A targeted programme to capture and neuter stray cats before releasing them back onto the streets would reduce the population humanely and effectively, a visiting American animal law expert says.
Speaking at the NZ Companion Animal Council conference in Auckland today, William Gomaa, associate director of law and policy at Alley Cat Allies, outlined how his organisation's trap-neuter-release (TNR) programme has been successful at reducing stray cat populations in Washington DC and other urban areas around the United States.
"Examples from the US show that TNR programmes are more effective at reducing populations than catch-and-kill, especially in urban and suburban environments," he said.
"The idea behind this is not that ground-breaking. If you neuter a cat, that animal can't reproduce, so if you effectively sterilise numerous animals then you can certainly have an impact on population size once those animals die naturally."
However, his comments have been denounced by economist and philanthropist Gareth Morgan, who has been vocal about his opposition to cats in New Zealand and said such programmes do not work.
"You only have to be aware of the reproductive biology of cats to realise that for TNR to actually reduce a population you have to neuter at least 80 per cent of them. And of course have no new ones joining colonies - which happens every summer as owners dump litters," he told APNZ.

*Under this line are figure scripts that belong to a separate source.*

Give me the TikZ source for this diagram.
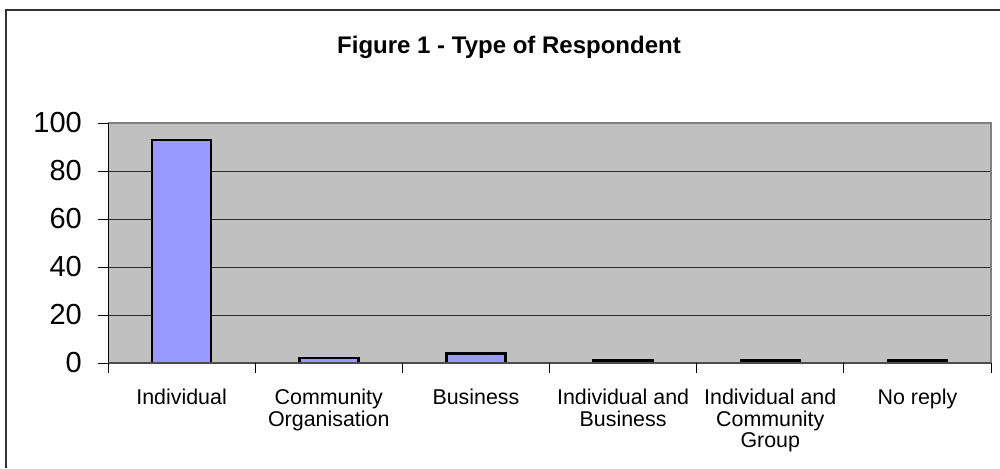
\documentclass[tikz,border=0pt]{standalone}
\usepackage{fontspec}
\setmainfont{Liberation Sans}
\usetikzlibrary{positioning}

\definecolor{plotgray}{HTML}{C0C0C0}
\definecolor{barblue}{HTML}{9999FF}
\definecolor{framegray}{HTML}{808080}

\begin{document}
\begin{tikzpicture}[x=1pt,y=-1pt,
  bar/.style={draw=black,line width=2.5pt,fill=barblue},
  gridline/.style={black!85,line width=1pt},
  catlabel/.style={anchor=north,align=center,inner sep=0pt,font=\fontsize{21.4}{21.5}\selectfont},
  ylabel/.style={anchor=east,inner sep=0pt,font=\fontsize{29}{30}\selectfont}]

\useasboundingbox (0,0) rectangle (1000,468);

% outer frame (cut at right and bottom)
\draw[line width=2pt,black!80] (6,468) |- (1000,10);

\node[font=\bfseries\fontsize{24}{26}\selectfont] (title) at (509,47) {Figure 1 - Type of Respondent};

% plot area
\fill[plotgray] (108,123) rectangle (991,363);
\foreach \v in {20,40,60,80}
{
\draw[gridline] (108,{363-2.4*\v}) -- (991,{363-2.4*\v});
}
\draw[framegray,line width=2pt] (108,123) -- (991,123) -- (991,363);

% y axis
\draw[line width=1pt] (108,123) -- (108,363);
\foreach \v in {0,20,...,100}
{
\draw[line width=1pt] (98,{363-2.4*\v}) -- (108,{363-2.4*\v});
\node[ylabel] (yl\v) at (82,{363-2.4*\v}) {\v};
}

% bars and categories
\foreach \i/\val/\lab in {1/93/{Individual},2/2/{Community\\Organisation},3/4/{Business},
  4/1/{Individual and\\Business},5/1/{Individual and\\Community\\Group},6/1/{No reply}}
{
\draw[bar] ({108+147.17*(\i-0.5)-29.5},363) rectangle ({108+147.17*(\i-0.5)+29.5},{363-2.4*\val});
\node[catlabel] (cat\i) at ({108+147.17*(\i-0.5)},389) {\lab};
}

% x axis
\draw[framegray!60!black,line width=1.2pt] (108,363) -- (991,363);
\foreach \k in {0,...,6}
{
\draw[line width=1pt] ({108+147.17*\k},363) -- ({108+147.17*\k},373);
}
\end{tikzpicture}
\end{document}
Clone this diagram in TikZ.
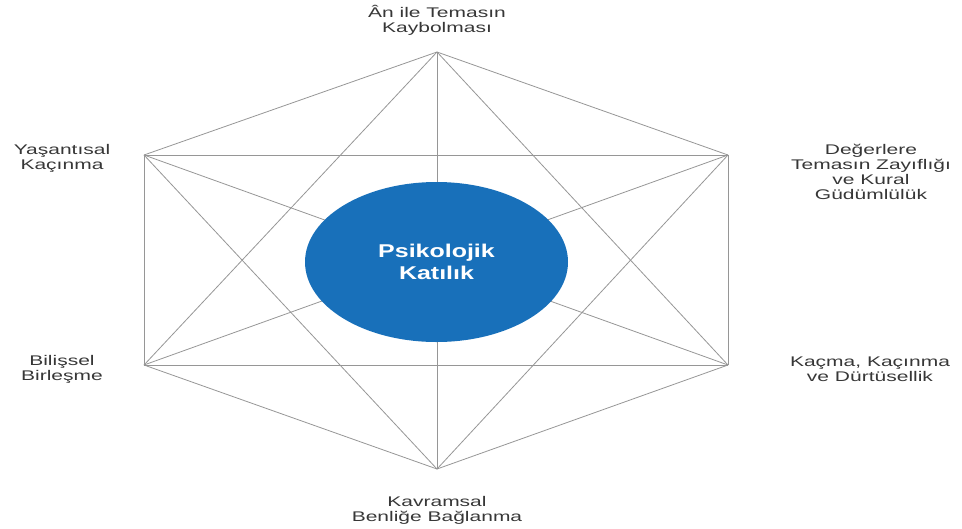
\documentclass[tikz,border=0pt]{standalone}
\usepackage{fontspec}
\setmainfont{Liberation Sans}[FakeStretch=1.5]
\newfontfamily\centerfont{Liberation Sans}[FakeStretch=1.35]
\usepackage{xcolor}
\usepackage{tikz}
\usetikzlibrary{shapes.geometric}
\definecolor{hexblue}{RGB}{24,112,186}
\definecolor{hexline}{RGB}{150,150,150}
\definecolor{hextext}{RGB}{55,55,55}

\begin{document}
\begin{tikzpicture}[x=1pt, y=-1pt, every node/.style={font=\fontsize{14}{15}\selectfont, text=hextext, align=center}]
        \useasboundingbox (0,0) rectangle (962,528);

        \foreach \x/\y/\name in {437/52/v1,728/155/v2,728/365/v3,437/469/v4,144/365/v5,144/155/v6} {
            \coordinate (\name) at (\x,\y);
        }
        % every corner joined to every other one
        \foreach \i in {1,...,5} {
            \pgfmathtruncatemacro{\j}{\i+1}
            \foreach \k in {\j,...,6} {
                \draw[hexline, line width=0.8pt] (v\i) -- (v\k);
            }
        }

        \node[ellipse, fill=hexblue, minimum width=263pt, minimum height=160pt, inner sep=0pt,
              text=white, font=\centerfont\bfseries\fontsize{18.5}{22.5}\selectfont] (core) at (436.5,262) {Psikolojik\\Katılık};

        \node (top) at (437,20) {Ân ile Temasın\\Kaybolması};
        \node (ul) at (62,158) {Yaşantısal\\Kaçınma};
        \node (ur) at (871,172) {Değerlere\\Temasın Zayıflığı\\ve Kural\\Güdümlülük};
        \node (ll) at (62,369) {Bilişsel\\Birleşme};
        \node (lr) at (870,369) {Kaçma, Kaçınma\\ve Dürtüsellik};
        \node (bot) at (437,510) {Kavramsal\\Benliğe Bağlanma};
    \end{tikzpicture}
\end{document}
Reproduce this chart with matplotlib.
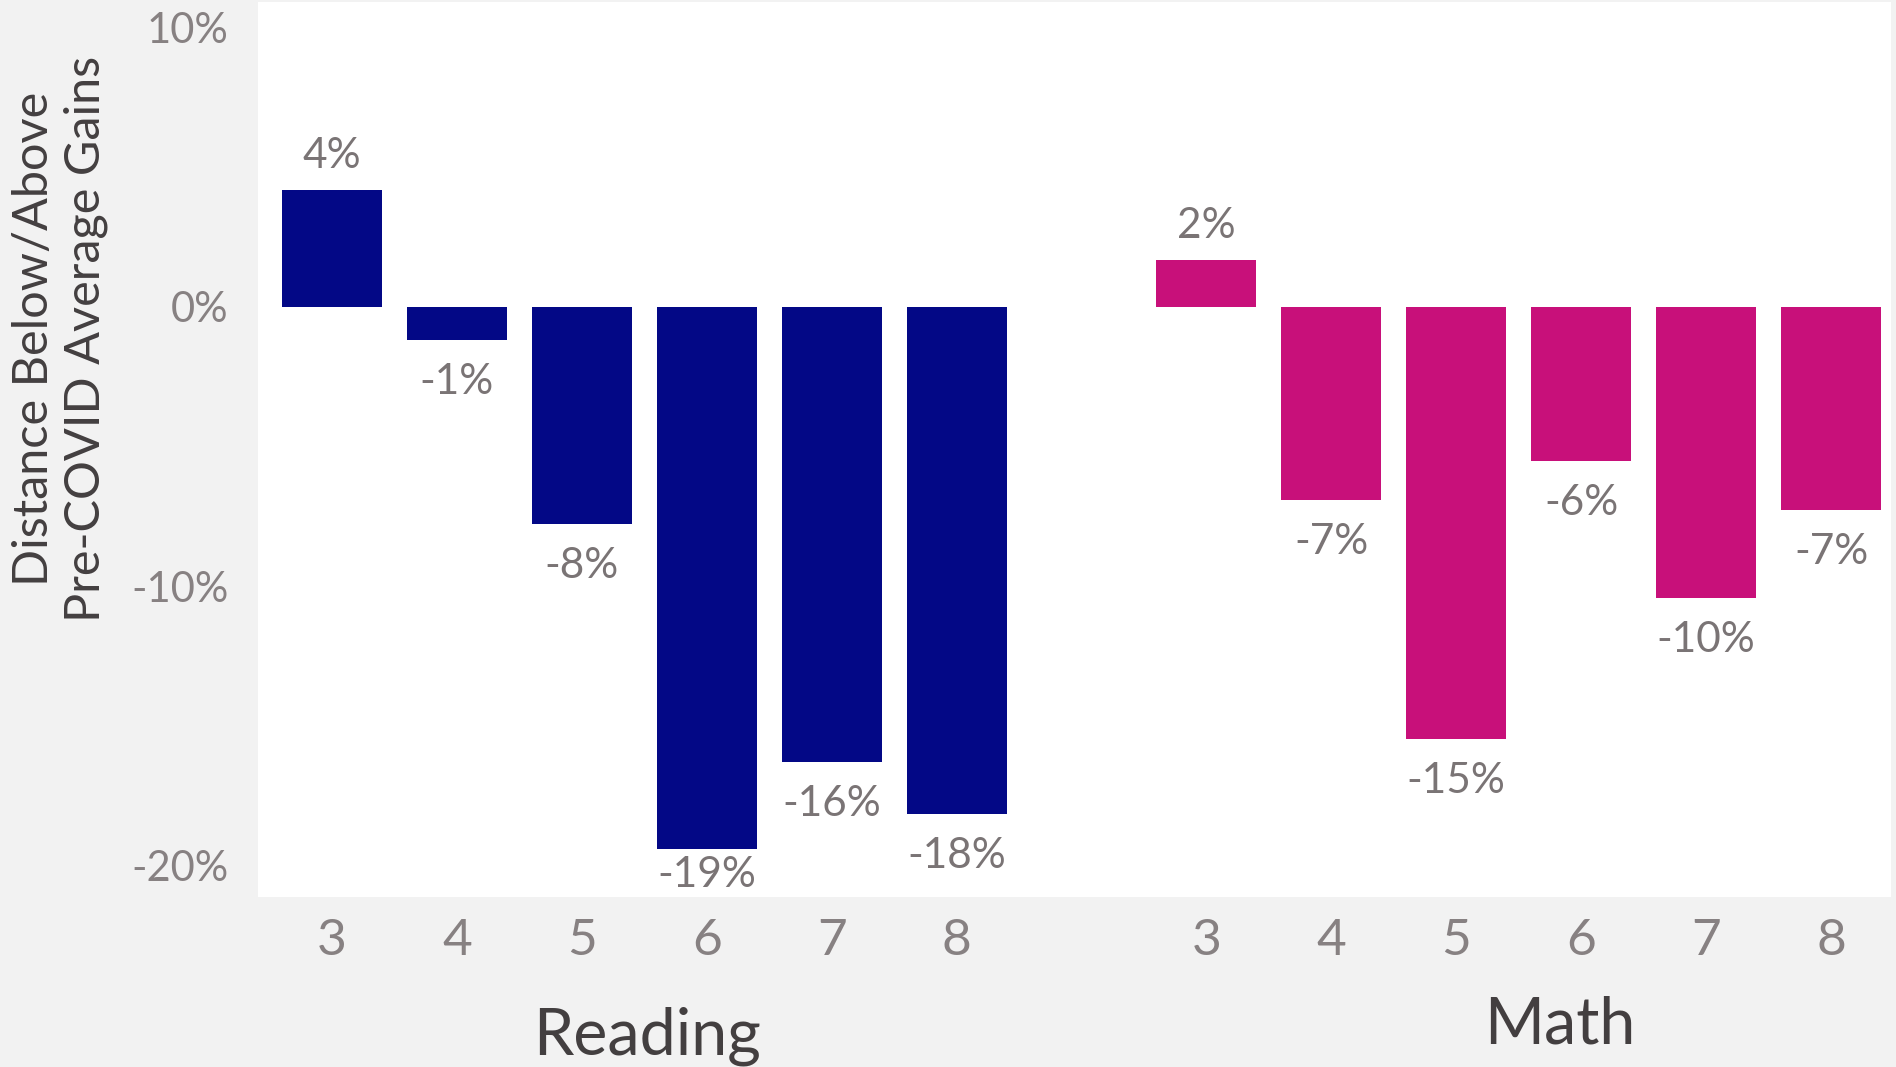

"This is not rocket science."
Mr Morgan cited research published in February by science journal Nature that "confirms wandering cats, whether neutered or not, are the major human-introduced killer of wildlife".
"Really the only people who put cats' rights to wander and slaughter above the value of our wildlife are irresponsible cat owners and NZ's SPCA," he said.
"TNR proponents simply don't have accredited science behind them."
Mr Morgan sparked controversy earlier this year with his Cats To Go campaign, which branded the pets "natural born killers", and "a friendly neighbourhood serial killer".
Mr Gomaa advocated the TNR programmes as a humane response to the issue of stray and feral cats, which not only reduces the population, but also stops nuisance mating behaviour which prompts most phonecalls to animal control and complaints by residents, such as cat fights and yowling.
He said concern in New Zealand that cats were destroying the native bird population with their predatory behaviour isn't backed up by studies of urban environments, which show there isn't "that much bird predation by cats".
"So from my point of view, there's really no inconsistency between the desire to protect birds and supporting trap-neuter-return," he said.
While such TNR programmes have the support of most animal rights organisations in the US, People for the Ethical Treatment of Animals (PETA) is against the policy.
PETA Australia campaign manager Claire Fryer said the topic was "difficult and emotional".
"We believe that, although altering feral cats prevents the suffering of future generations, it does little to improve the quality of life of the cats who are left outdoors," she said.
"Allowing feral cats to continue their daily struggle for survival in hostile environments is not usually a humane option."
She said PETA would "never encourage people to let their own cats outdoors to roam free" and are therefore against leaving stray cats outside to fend for themselves.